Sudah 7 hari berlalu sejak Trump dinyatakan memenangi Electoral Election US. Kemenangan Trump atas Hillary Clinton cukup mengejutkan banyak pihak, pasalnya Clinton dinilai memiliki lebih banyak pendukung dan Trump lebih banyak memiliki ‘haters’ atas kebijakan-kebijakan kontroversialnya saat kampanye berlangsung.
Setelah Trump dinyatakan menang, publik global langsung merespon kuat atas terpilihnya Trump ini, baik secara sosial maupun ekonomi. Secara sosial, demonstran Anti Trump telah mulai beraksi dengan berunjuk rasa di sejumlah negara bagian.
Baca juga: Donald Trump Jadi Presiden AS, Bencana untuk Pasar Uang?
Sementara di bidang ekonomi, jelas para investor lah yang cenderung memiliki sentimen kuat atas terpilihnya Trump ini. Apalagi beberapa kebijakan kontroversialnya saat kampanye. Beberapa kebijakan tersebut antara lain seperti di bawah ini:
Saat kampanye, Trump berjanji akan menaikkan anggaran belanja pemerintah khusus untuk pembangunan infrastruktur. Termasuk rencananya untuk membangun ‘Great Wall’ untuk memproteksi diri dari Mexico.
Bila benar akan direalisasikan, tentu saja kebijakan ini akan membutuhkan dana yang tidak sedikit, serta kemungkinan akan meningkatkan hutang AS.
Trump berencana untuk menggaet kembali dana korporasi AS di luar negeri melalui penjualan obligasi dengan yield yang menjanjikan.
Atas rencana dinaikkannya Fed Rate, tentu membuat investor asal AS di dunia global kebingungan. Mereka mulai menarik dana mereka di pasar saham Indonesia dan kembali ke AS.
Trump berencana untuk memangkas pajak perusahaan dari semula 35% menjadi 15%. Cara ini dipandangnya akan mampu meningkatkan konsumsi masyarakat dan mendorong kenaikan investasi. Peningkatan belanja pemerintah, kenaikan konsumsi dan kenaikan konsumsi diklaim akan mampu mendorong pertumbuhan ekonomi AS.
Kiprah AS selama ini di Ekonomi Global dianggap tidak menguntungkan bagi AS sendiri, karena itu Trump berencana untuk memproteksi diri dari Ekonomi Global.

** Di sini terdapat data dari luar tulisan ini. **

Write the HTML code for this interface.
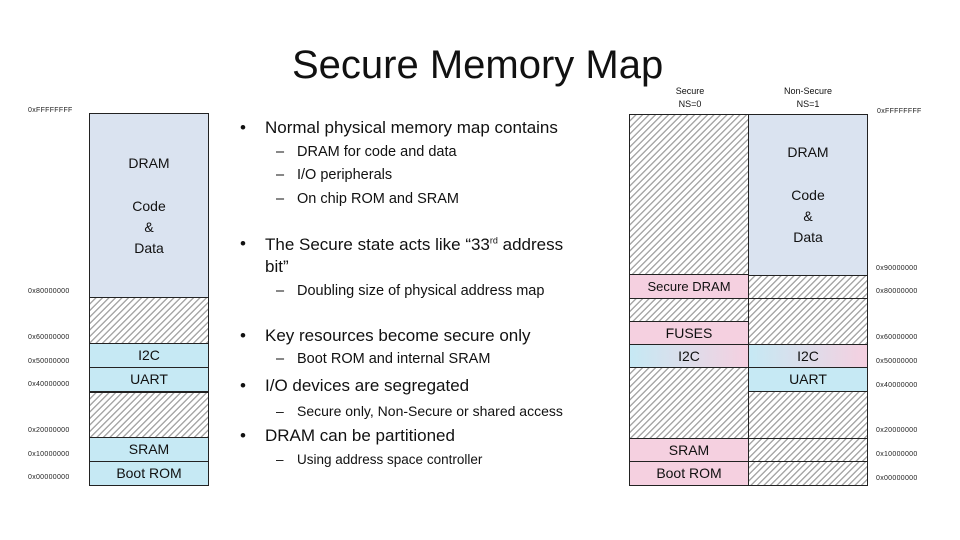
<!DOCTYPE html>
<html><head><meta charset="utf-8"><style>
body{margin:0;background:#fff;}
#c{position:relative;width:960px;height:540px;overflow:hidden;font-family:"Liberation Sans",sans-serif;color:#111;}
.a{position:absolute;}
.b{position:absolute;box-sizing:border-box;border:1px solid #222;display:flex;align-items:center;justify-content:center;text-align:center;font-size:14px;line-height:21px;}
.h{background:repeating-linear-gradient(135deg,#fff 0 3.2px,#a8a8a8 3.2px 4.6px);}
.d{background:#dae3f0;}
.bl{background:#c6e9f4;}
.pk{background:#f5d0e0;}
.lab{position:absolute;font-size:7px;color:#222;letter-spacing:0.3px;}
.t1{position:absolute;font-size:17px;white-space:nowrap;}
.t2{position:absolute;font-size:14.5px;white-space:nowrap;}
sup{line-height:0;}
</style></head><body><div id="c">
<div class="a" style="left:292px;top:43px;font-size:40px;white-space:nowrap;">Secure Memory Map</div>

<div class="b d" style="left:89px;top:113px;width:120px;height:185px;flex-direction:column;"><div>DRAM</div><div style="height:22px"></div><div>Code<br>&amp;<br>Data</div></div>
<div class="b h" style="left:89px;top:297px;width:120px;height:47px;"></div>
<div class="b bl" style="left:89px;top:343px;width:120px;height:25px;">I2C</div>
<div class="b bl" style="left:89px;top:367px;width:120px;height:25px;">UART</div>
<div class="b h" style="left:89px;top:391px;width:120px;height:47px;border-top:2px solid #222;"></div>
<div class="b bl" style="left:89px;top:437px;width:120px;height:25px;">SRAM</div>
<div class="b bl" style="left:89px;top:461px;width:120px;height:25px;">Boot ROM</div>

<div class="lab" style="left:28px;top:107px;">0xFFFFFFFF</div>
<div class="lab" style="left:28px;top:288px;">0x80000000</div>
<div class="lab" style="left:28px;top:334px;">0x60000000</div>
<div class="lab" style="left:28px;top:358px;">0x50000000</div>
<div class="lab" style="left:28px;top:381px;">0x40000000</div>
<div class="lab" style="left:28px;top:427px;">0x20000000</div>
<div class="lab" style="left:28px;top:451px;">0x10000000</div>
<div class="lab" style="left:28px;top:474px;">0x00000000</div>

<div class="t1" style="left:240px;top:118px;">•</div><div class="t1" style="left:265px;top:118px;">Normal physical memory map contains</div>
<div class="t2" style="left:276px;top:144px;">–</div><div class="t2" style="left:297px;top:144px;">DRAM for code and data</div>
<div class="t2" style="left:276px;top:167px;">–</div><div class="t2" style="left:297px;top:167px;">I/O peripherals</div>
<div class="t2" style="left:276px;top:191px;">–</div><div class="t2" style="left:297px;top:191px;">On chip ROM and SRAM</div>
<div class="t1" style="left:240px;top:234px;">•</div><div class="t1" style="left:265px;top:234px;line-height:22px;">The Secure state acts like “33<sup style="font-size:9px">rd</sup> address<br>bit”</div>
<div class="t2" style="left:276px;top:283px;">–</div><div class="t2" style="left:297px;top:283px;">Doubling size of physical address map</div>
<div class="t1" style="left:240px;top:326px;">•</div><div class="t1" style="left:265px;top:326px;">Key resources become secure only</div>
<div class="t2" style="left:276px;top:351px;">–</div><div class="t2" style="left:297px;top:351px;">Boot ROM and internal SRAM</div>
<div class="t1" style="left:240px;top:376px;">•</div><div class="t1" style="left:265px;top:376px;">I/O devices are segregated</div>
<div class="t2" style="left:276px;top:403px;font-size:14px;">–</div><div class="t2" style="left:297px;top:403px;font-size:14px;">Secure only, Non-Secure or shared access</div>
<div class="t1" style="left:240px;top:426px;">•</div><div class="t1" style="left:265px;top:426px;">DRAM can be partitioned</div>
<div class="t2" style="left:276px;top:452px;font-size:13.5px;">–</div><div class="t2" style="left:297px;top:452px;font-size:13.5px;">Using address space controller</div>

<div class="a" style="left:660px;top:85px;width:60px;text-align:center;font-size:9px;line-height:13px;">Secure<br>NS=0</div>
<div class="a" style="left:770px;top:85px;width:76px;text-align:center;font-size:9px;line-height:13px;">Non-Secure<br>NS=1</div>

<div class="b h" style="left:629px;top:114px;width:120px;height:161px;"></div>
<div class="b pk" style="left:629px;top:274px;width:120px;height:25px;font-size:13px;">Secure DRAM</div>
<div class="b h" style="left:629px;top:298px;width:120px;height:24px;"></div>
<div class="b pk" style="left:629px;top:321px;width:120px;height:24px;">FUSES</div>
<div class="b" style="left:629px;top:344px;width:120px;height:24px;background:linear-gradient(90deg,#c6e9f4,#f5d0e0);">I2C</div>
<div class="b h" style="left:629px;top:367px;width:120px;height:72px;"></div>
<div class="b pk" style="left:629px;top:438px;width:120px;height:24px;">SRAM</div>
<div class="b pk" style="left:629px;top:461px;width:120px;height:25px;">Boot ROM</div>

<div class="b d" style="left:748px;top:114px;width:120px;height:162px;flex-direction:column;"><div>DRAM</div><div style="height:22px"></div><div>Code<br>&amp;<br>Data</div></div>
<div class="b h" style="left:748px;top:275px;width:120px;height:24px;"></div>
<div class="b h" style="left:748px;top:298px;width:120px;height:47px;"></div>
<div class="b" style="left:748px;top:344px;width:120px;height:24px;background:linear-gradient(90deg,#c6e9f4,#f5d0e0);">I2C</div>
<div class="b bl" style="left:748px;top:367px;width:120px;height:25px;">UART</div>
<div class="b h" style="left:748px;top:391px;width:120px;height:48px;"></div>
<div class="b h" style="left:748px;top:438px;width:120px;height:24px;"></div>
<div class="b h" style="left:748px;top:461px;width:120px;height:25px;"></div>

<div class="lab" style="left:877px;top:108px;">0xFFFFFFFF</div>
<div class="lab" style="left:876px;top:265px;">0x90000000</div>
<div class="lab" style="left:876px;top:288px;">0x80000000</div>
<div class="lab" style="left:876px;top:334px;">0x60000000</div>
<div class="lab" style="left:876px;top:358px;">0x50000000</div>
<div class="lab" style="left:876px;top:382px;">0x40000000</div>
<div class="lab" style="left:876px;top:427px;">0x20000000</div>
<div class="lab" style="left:876px;top:451px;">0x10000000</div>
<div class="lab" style="left:876px;top:475px;">0x00000000</div>
</div></body></html>
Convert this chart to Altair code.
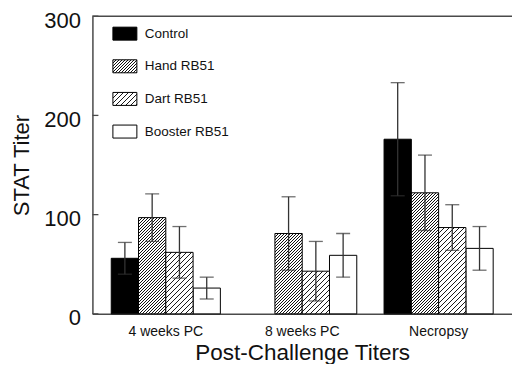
import altair as alt
import pandas as pd

# ---------------- data ----------------
groups = ["4 weeks PC", "8 weeks PC", "Necropsy"]
series = ["Control", "Hand RB51", "Dart RB51", "Booster RB51"]
control = [56, None, 176]
hand = [97, 81, 122]
dart = [62, 43, 87]
booster = [26, 59, 66]
control_err = [16, None, 57]
hand_err = [24, 37, 38]
dart_err = [26, 30, 23]
booster_err = [11, 22, 22]
y_ticks = [0, 100, 200, 300]

means = {"Control": control, "Hand RB51": hand, "Dart RB51": dart, "Booster RB51": booster}
errs = {"Control": control_err, "Hand RB51": hand_err, "Dart RB51": dart_err, "Booster RB51": booster_err}
rows = []
for s in series:
    for g, v, e in zip(groups, means[s], errs[s]):
        if v is None:
            continue
        rows.append({"group": g, "series": s, "value": v, "lo": v - e, "hi": v + e})
df = pd.DataFrame(rows)

# ---------------- layout ----------------
W, H = 420, 298
P_IN, P_OUT = 0.2, 0.138
FONT = "Liberation Sans"
AX = "#4a4a4a"

step = W / (len(groups) - P_IN + 2 * P_OUT)
bar_w = step * (1 - P_IN) / len(series)


def hatch(w, h, period, lw, color="#1a1a1a", bg="white"):
    L = w + h
    k = L / (w * w + h * h)
    stops = []
    i = 0
    while i * period < L:
        a = i * period / L
        b = min((i * period + lw) / L, 1)
        c = min((i + 1) * period / L, 1)
        stops += [
            {"offset": a, "color": color},
            {"offset": b, "color": color},
            {"offset": b, "color": bg},
            {"offset": c, "color": bg},
        ]
        i += 1
    return {"gradient": "linear", "x1": 0, "y1": 0, "x2": k * w, "y2": k * h, "stops": stops}


HATCH = {"Hand RB51": (3.0, 1.0, "#111111"), "Dart RB51": (5.0, 1.5, "#1a1a1a")}

x_axis = alt.Axis(title="Post-Challenge Titers", labelAngle=0, ticks=False, tickSize=0,
                  labelFontSize=14, labelPadding=11, labelColor="#111", labelFont=FONT,
                  titleFontSize=22.5, titleFontWeight="normal", titleFont=FONT, titleColor="#111",
                  titlePadding=3, domainColor=AX, domainWidth=1.5)
y_axis = alt.Axis(title="STAT Titer", values=y_ticks, ticks=False, tickSize=0, grid=False,
                  labelFontSize=22, labelPadding=12, labelOffset=4, labelColor="#111", labelFont=FONT,
                  titleFontSize=22, titleFontWeight="normal", titleFont=FONT, titleColor="#111",
                  titlePadding=10, domainColor=AX, domainWidth=1.5)

xs = alt.Scale(paddingInner=P_IN, paddingOuter=P_OUT)
ys = alt.Scale(domain=[0, 300], nice=False, zero=True)
X = alt.X("group:N", sort=groups, scale=xs, axis=x_axis)
XO = alt.XOffset("series:N", sort=series, scale=alt.Scale(paddingInner=0, paddingOuter=0))

base = alt.Chart(df)
layers = []
layers.append(base.transform_filter(alt.datum.series == "Control").mark_bar(
    fill="black", stroke="black", strokeWidth=1).encode(
    x=X, xOffset=XO, y=alt.Y("value:Q", scale=ys, axis=y_axis)))
layers.append(base.transform_filter(alt.datum.series == "Booster RB51").mark_bar(
    fill="white", stroke="black", strokeWidth=1).encode(
    x=X, xOffset=XO, y=alt.Y("value:Q", scale=ys, axis=y_axis)))
for r in rows:
    if r["series"] in HATCH:
        per, lw, col = HATCH[r["series"]]
        grad = hatch(bar_w, r["value"] * H / 300, per, lw, col)
        layers.append(base.transform_filter(
            (alt.datum.series == r["series"]) & (alt.datum.group == r["group"])).mark_bar(
            fill=grad, stroke="black", strokeWidth=1).encode(
            x=X, xOffset=XO, y=alt.Y("value:Q", scale=ys, axis=y_axis)))

EB = "#333333"
layers.append(base.mark_rule(color=EB, strokeWidth=1.3).encode(
    x=X, xOffset=XO, y=alt.Y("lo:Q", scale=ys, axis=y_axis), y2="hi:Q"))
layers.append(base.mark_tick(color=EB, thickness=1.3, size=14, orient="horizontal").encode(
    x=X, xOffset=XO, y=alt.Y("hi:Q", scale=ys, axis=y_axis)))
layers.append(base.mark_tick(color=EB, thickness=1.3, size=14, orient="horizontal").encode(
    x=X, xOffset=XO, y=alt.Y("lo:Q", scale=ys, axis=y_axis)))

# inward y ticks
tick_df = pd.DataFrame({"t": y_ticks})
layers.append(alt.Chart(tick_df).mark_rule(color=AX, strokeWidth=1.3).encode(
    y=alt.Y("t:Q", scale=ys, axis=y_axis), x=alt.value(0), x2=alt.value(6)))

# top frame line
layers.append(alt.Chart(pd.DataFrame({"a": [0]})).mark_rule(color=AX, strokeWidth=1.5).encode(
    y=alt.value(0), x=alt.value(0), x2=alt.value(W + 10)))

# legend
LEG_Y0, LEG_DY, BOX_W, BOX_H = 17.5, 32.67, 24, 13
for i, s in enumerate(series):
    cy = LEG_Y0 + i * LEG_DY
    if s == "Control":
        fill = "black"
    elif s == "Booster RB51":
        fill = "white"
    else:
        per, lw, col = HATCH[s]
        fill = hatch(BOX_W, BOX_H, per, lw, col)
    ldf = pd.DataFrame({"series": [s]})
    layers.append(alt.Chart(ldf).mark_rect(fill=fill, stroke="black", strokeWidth=1).encode(
        x=alt.value(20.5), x2=alt.value(20.5 + BOX_W),
        y=alt.value(cy - BOX_H / 2), y2=alt.value(cy + BOX_H / 2)))
    layers.append(alt.Chart(ldf).mark_text(align="left", baseline="middle", fontSize=13.5,
                                           font=FONT, color="#111").encode(
        x=alt.value(52.5), y=alt.value(cy), text="series:N"))

chart = alt.layer(*layers).properties(
    width=W, height=H,
    autosize=alt.AutoSizeParams(type="none"),
    padding={"left": 84.5, "top": 8, "right": 0, "bottom": 50},
).configure_view(stroke=None)

chart.save("out.html", embed_options={"renderer": "svg", "actions": False})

Rencana ini akan dilakukannya dengan re-negosiasi perjanjian NAFTA (pakta perjanjian perdagangan Amerika Utara) karena dinilai lebih menguntungkan Meksiko. Selain itu, ia juga berniat membatalkan perjanjian TPP yang dianggap lebih menguntungkan China dan negara-negara di Asia Pasifik.
Lebih khusus dengan China, Trump berencana menaikkan tarif impor hingga 45%. Kebijakan ini tentu akan berpotensi besar mengurangi pendapatan dari ekspor China ke AS, mengingat selama ini China banyak mengekspor produk murahnya ke AS.

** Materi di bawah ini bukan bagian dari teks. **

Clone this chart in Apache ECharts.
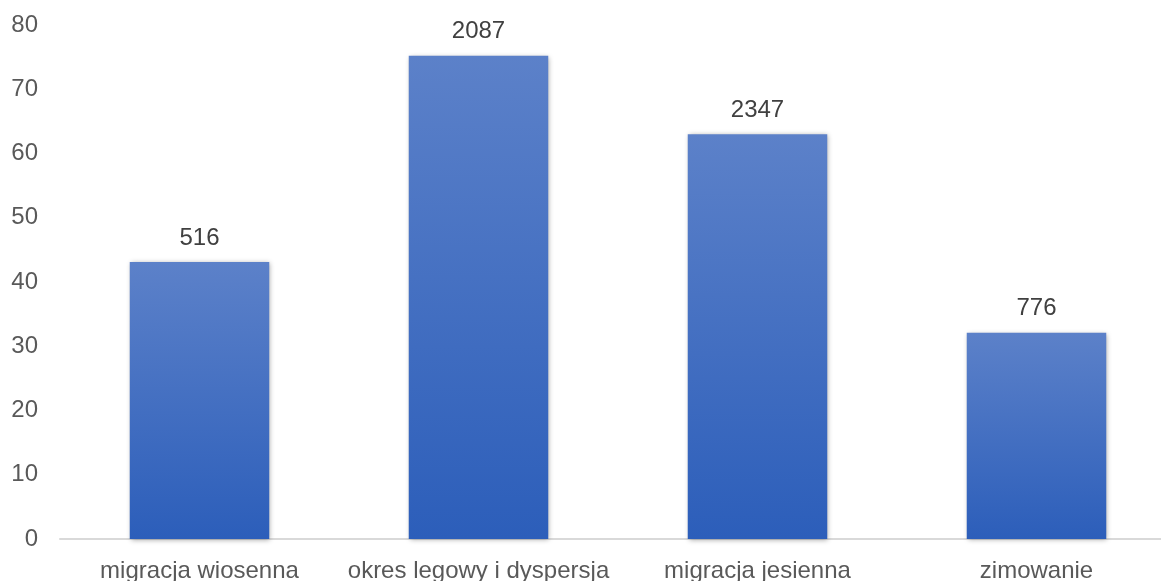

Dari paparan di atas, efek Trump akan sampai juga ke Indonesia. Seperti yang telah dijelaskan di poin ke-2 dimana Trump berencana menaikkan Fed Rate. Meningkatnya Fed Rate akan mengurangi jumlah investor AS di Indonesia. Investor AS akan otomatis menarik dana mereka dari dunia global (termasuk Indonesia) bila Fed Rate naik.
Naiknya Fed Rate akan membuat investor AS beranggapan bahwa akan lebih menguntungkan investasi di dalam negeri ketimbang di luar negeri, dengan risiko yang lebih rendah bila dibanding menanamkan investasi di dunia global. Di pasar Indonesia fenomena ini sedang terjadi sekarang ini akibat Efek Trump.
Sementara itu, kebijakan proteksi AS terhadap China juga akan berdampak tidak langsung ke Indonesia. Selama ini daratan Tiongkok tersebut dikenal mengimpor banyak dari Indonesia. Bila ekspor ke AS oleh China berkurang karena kebijakan proteksi, maka kemungkinan Impor China dari Indonesia juga akan menurun.